REQUIRED WORK: Do any lines in the data below contain "that"? If so, copy every one of them.

* begin INFORMATION PROVIDED *

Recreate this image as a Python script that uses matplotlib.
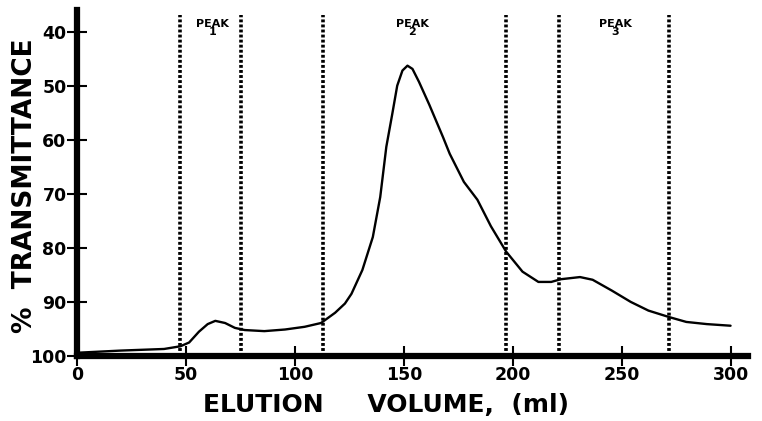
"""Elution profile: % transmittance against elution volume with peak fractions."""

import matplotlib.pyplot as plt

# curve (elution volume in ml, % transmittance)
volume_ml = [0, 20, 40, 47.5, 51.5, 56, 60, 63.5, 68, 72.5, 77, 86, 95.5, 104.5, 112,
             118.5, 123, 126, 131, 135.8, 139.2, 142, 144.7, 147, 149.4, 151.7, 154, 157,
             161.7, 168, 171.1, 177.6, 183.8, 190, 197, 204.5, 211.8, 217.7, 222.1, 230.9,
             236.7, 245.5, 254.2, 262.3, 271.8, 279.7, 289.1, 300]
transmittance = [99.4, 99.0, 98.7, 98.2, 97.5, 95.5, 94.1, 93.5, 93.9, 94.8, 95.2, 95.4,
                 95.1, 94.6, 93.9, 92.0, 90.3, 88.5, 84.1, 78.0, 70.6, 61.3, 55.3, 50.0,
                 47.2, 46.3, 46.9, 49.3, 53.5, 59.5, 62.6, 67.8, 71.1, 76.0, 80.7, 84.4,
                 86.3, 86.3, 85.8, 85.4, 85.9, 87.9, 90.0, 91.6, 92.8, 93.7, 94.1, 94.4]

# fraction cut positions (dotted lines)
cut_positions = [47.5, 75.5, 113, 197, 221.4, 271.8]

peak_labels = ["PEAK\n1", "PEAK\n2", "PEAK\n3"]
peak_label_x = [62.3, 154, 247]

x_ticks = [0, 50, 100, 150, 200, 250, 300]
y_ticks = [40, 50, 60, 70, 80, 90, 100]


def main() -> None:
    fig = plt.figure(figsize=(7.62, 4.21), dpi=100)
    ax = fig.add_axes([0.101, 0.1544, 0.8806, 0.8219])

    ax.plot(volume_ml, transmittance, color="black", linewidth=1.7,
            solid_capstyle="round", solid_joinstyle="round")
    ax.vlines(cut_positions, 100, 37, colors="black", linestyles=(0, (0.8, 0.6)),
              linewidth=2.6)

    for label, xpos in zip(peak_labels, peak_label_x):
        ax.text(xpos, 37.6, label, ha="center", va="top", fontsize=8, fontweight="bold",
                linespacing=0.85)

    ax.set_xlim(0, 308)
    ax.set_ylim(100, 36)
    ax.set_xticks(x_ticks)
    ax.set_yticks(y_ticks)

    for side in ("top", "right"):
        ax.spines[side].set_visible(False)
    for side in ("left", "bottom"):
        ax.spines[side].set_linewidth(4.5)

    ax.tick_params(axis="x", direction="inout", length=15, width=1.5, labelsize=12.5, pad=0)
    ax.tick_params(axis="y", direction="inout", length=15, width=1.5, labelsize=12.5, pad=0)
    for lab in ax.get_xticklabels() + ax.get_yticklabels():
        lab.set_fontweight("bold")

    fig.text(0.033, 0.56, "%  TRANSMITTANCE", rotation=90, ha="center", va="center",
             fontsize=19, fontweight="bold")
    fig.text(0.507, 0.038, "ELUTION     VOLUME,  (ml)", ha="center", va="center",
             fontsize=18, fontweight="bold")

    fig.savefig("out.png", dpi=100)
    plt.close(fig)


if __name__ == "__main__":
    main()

* end INFORMATION PROVIDED *
* begin INFORMATION PROVIDED *

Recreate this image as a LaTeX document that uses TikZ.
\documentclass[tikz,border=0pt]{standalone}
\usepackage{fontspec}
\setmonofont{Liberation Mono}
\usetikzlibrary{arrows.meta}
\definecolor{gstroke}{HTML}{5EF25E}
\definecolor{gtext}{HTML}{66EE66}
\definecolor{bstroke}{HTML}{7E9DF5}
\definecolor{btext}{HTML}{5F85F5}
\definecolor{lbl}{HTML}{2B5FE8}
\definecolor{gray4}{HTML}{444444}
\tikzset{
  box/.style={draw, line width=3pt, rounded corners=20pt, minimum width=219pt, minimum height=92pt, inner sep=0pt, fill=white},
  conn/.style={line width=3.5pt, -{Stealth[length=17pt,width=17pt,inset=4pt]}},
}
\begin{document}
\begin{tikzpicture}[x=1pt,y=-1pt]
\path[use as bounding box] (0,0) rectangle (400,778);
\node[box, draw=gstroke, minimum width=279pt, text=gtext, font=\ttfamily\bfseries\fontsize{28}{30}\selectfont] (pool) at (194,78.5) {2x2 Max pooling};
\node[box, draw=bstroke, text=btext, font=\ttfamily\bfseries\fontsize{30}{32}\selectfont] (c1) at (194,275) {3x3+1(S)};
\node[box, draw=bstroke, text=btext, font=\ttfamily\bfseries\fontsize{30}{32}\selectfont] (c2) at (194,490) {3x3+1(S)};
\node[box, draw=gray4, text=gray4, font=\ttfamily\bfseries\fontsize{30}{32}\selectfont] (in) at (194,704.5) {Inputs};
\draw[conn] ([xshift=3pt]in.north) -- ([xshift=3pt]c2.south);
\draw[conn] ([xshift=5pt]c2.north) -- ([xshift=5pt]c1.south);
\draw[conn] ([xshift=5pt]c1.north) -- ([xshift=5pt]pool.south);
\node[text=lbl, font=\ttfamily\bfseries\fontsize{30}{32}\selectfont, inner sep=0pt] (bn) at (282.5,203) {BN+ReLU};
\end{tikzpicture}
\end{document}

* end INFORMATION PROVIDED *

SOLUTION:
Recreate this image as a Python script that uses matplotlib.
Recreate this image as a LaTeX document that uses TikZ.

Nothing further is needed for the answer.